As we drove deeper into rural Jamaica, the landslides were more frequent, the downed branches more numerous. We had just reached Mount Friendship when the already treacherous road became impassable. Reluctantly realizing that the truck was not going to get us—or the food bags in the truck bed—any further, we climbed out and walked the rest of the way, Fr. Gaston lifting the hem of his Passionist habit high above the rubble.

Mass was smaller than usual and the floor was covered by a layer of muddy water, but a small crowd still assembled to praise God for His greatness. People were rapturous; they spoke of Gilbert and Ivan and Dean, of losing much more with previous hurricanes. In 2004, Ivan killed 23 in Jamaica. Last year, Jamaicans saw wind speeds of 145 miles per hour with Hurricane Dean. Gustav wasn’t getting them down this year. Mr. Brooks, an 85-year-old renegade bush farmer, arrived wearier than usual and without his standard Sunday tie, but bearing the grapefruits and mangoes that he had managed to salvage. He handed them out to the parishioners, eager to feed his friends in the wake of the storm.

On our way back to the abandoned truck, Fr. Gaston and I saw that the men of Mount Friendship had appeared, machetes in hand, to chop away the fallen trees, garbage, and bushes that had obscured the road. They too were in high spirits, directing me to the sturdiest stones and joking with Fr. Gaston.


The people in the missions are still without water in their communal taps, and much of the island is still without electricity. Some have lost roofs. Others, living in gullies, have homes that have been completely flooded. Others have had their homes battered, their crops of coffee or bananas "mashed up." But what we have to realize is that this is a blip on the radar for Jamaicans. Mr. Gustav wasn’t a hurricane when he hit; he was a tropical storm, and they’ve weathered much worse. They’ve spent the past week picking up the pieces, putting their homes back together, and clearing away the countless landslides.
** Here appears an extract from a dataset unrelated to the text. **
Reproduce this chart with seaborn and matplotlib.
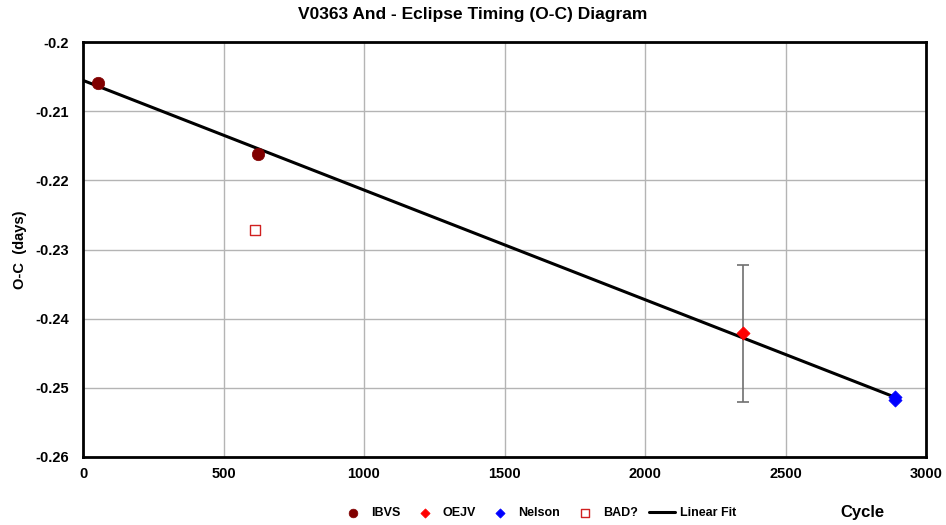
import numpy as np
import matplotlib
matplotlib.use("Agg")
import matplotlib.pyplot as plt
import seaborn as sns
import pandas as pd

ibvs_cycle = [53, 623]
ibvs_oc = [-0.2059, -0.2162]
oejv_cycle = [2349]
oejv_oc = [-0.2421]
oejv_err = [0.0099]
nelson_cycle = [2889, 2890]
nelson_oc = [-0.2513, -0.2518]
bad_cycle = [612]
bad_oc = [-0.2272]

x_ticks = [0, 500, 1000, 1500, 2000, 2500, 3000]
y_ticks = [-0.26, -0.25, -0.24, -0.23, -0.22, -0.21, -0.2]
y_tick_labels = ["-0.26", "-0.25", "-0.24", "-0.23", "-0.22", "-0.21", "-0.2"]

sns.set_style("white")
plt.rcParams['font.family'] = ['Liberation Sans', 'DejaVu Sans']
plt.rcParams['text.color'] = 'black'
plt.rcParams['xtick.color'] = 'black'
plt.rcParams['ytick.color'] = 'black'
plt.rcParams['axes.labelcolor'] = 'black'

df = pd.DataFrame({
    'cycle': ibvs_cycle + oejv_cycle + nelson_cycle,
    'oc': ibvs_oc + oejv_oc + nelson_oc,
    'source': ['IBVS'] * len(ibvs_cycle) + ['OEJV'] * len(oejv_cycle) + ['Nelson'] * len(nelson_cycle),
})

fig = plt.figure(figsize=(9.46, 5.25), dpi=100)
ax = fig.add_axes([83 / 946, 1 - 457 / 525, (926 - 83) / 946, (457 - 42) / 525])

# linear fit through the good points
slope, intercept = np.polyfit(df['cycle'], df['oc'], 1)
fit_x = np.array([0, max(nelson_cycle)])
ax.plot(fit_x, intercept + slope * fit_x, color='black', lw=2.2, zorder=3, label='Linear Fit')

ax.errorbar(oejv_cycle, oejv_oc, yerr=oejv_err, fmt='none', ecolor='#707070',
            elinewidth=1.2, capsize=4, capthick=1.2, zorder=2)

palette = {'IBVS': '#800000', 'OEJV': '#ff0000', 'Nelson': '#0000ff'}
markers = {'IBVS': 'o', 'OEJV': 'D', 'Nelson': 'D'}
sizes = {'IBVS': 80, 'OEJV': 45, 'Nelson': 45}
for src in ['IBVS', 'OEJV', 'Nelson']:
    sub = df[df['source'] == src]
    sns.scatterplot(data=sub, x='cycle', y='oc', ax=ax, color=palette[src],
                    marker=markers[src], s=sizes[src], edgecolor=palette[src],
                    linewidth=0.5, zorder=4, label=src)

ax.scatter(bad_cycle, bad_oc, marker='s', s=60, facecolor='white',
           edgecolor='#d02020', linewidth=1, zorder=4, label='BAD?')

ax.set_xlim(0, 3000)
ax.set_ylim(-0.26, -0.2)
ax.set_xticks(x_ticks)
ax.set_yticks(y_ticks)
ax.set_xticklabels([str(t) for t in x_ticks], fontweight='bold', fontsize=10.5)
ax.set_yticklabels(y_tick_labels, fontweight='bold', fontsize=10.5)
ax.tick_params(axis='y', length=4, width=0.8, direction='out', pad=6, color='#555555')
ax.tick_params(axis='x', length=0, pad=7)
ax.grid(True, color='#b4b4b4', lw=1)
ax.set_axisbelow(True)
for sp in ax.spines.values():
    sp.set_color('black')
    sp.set_linewidth(2)

ax.set_xlabel('')
ax.set_ylabel('O-C  (days)', fontweight='bold', fontsize=10.5, labelpad=6)
fig.text(862 / 946, 1 - 512 / 525, 'Cycle', fontweight='bold', fontsize=12,
         ha='center', va='center')
fig.suptitle('V0363 And - Eclipse Timing (O-C) Diagram', fontweight='bold',
             fontsize=12.5, y=1 - 15 / 525, va='center')

handles, labels = ax.get_legend_handles_labels()
order = ['IBVS', 'OEJV', 'Nelson', 'BAD?', 'Linear Fit']
hmap = dict(zip(labels, handles))
leg = fig.legend([hmap[k] for k in order], ['IBVS', 'OEJV', 'Nelson', 'BAD?', 'Linear Fit'],
                 loc='center', bbox_to_anchor=(538 / 946, 1 - 513 / 525), ncol=5,
                 frameon=False, prop={'weight': 'bold', 'size': 9},
                 handlelength=2.1, handletextpad=0.4, columnspacing=0.9,
                 markerscale=0.7)
if ax.get_legend() is not None:
    ax.get_legend().remove()

fig.savefig('out.png', dpi=100)
plt.close(fig)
My next fear was for my own countrymen—we receive little bits and pieces of American news here. I was able to eek out some information, and from what I was able to glean, the people of New Orleans and the Gulf Coast needed prayers as much as the people of the Caymen Islands, Jamaica, Haiti, and the Dominican Republic.

I still know very little about hurricanes; Rosie is quick to tell people how the volunteers slept through the worst of Gustav. However, I am beginning to learn of the resiliency and courage of the human nature, particularly in the developing world. We humans pick up the hem of our clothing and tramp through the rubble, for it’s all that we can do. We have nothing else to do but be grateful for what we have, even if it is only a few tired mangos and a bruised grapefruit.

Sorry, Gustav. As my friends in the missions say, “Mr. Gustav? He not trouble me too much, mon. We okay.”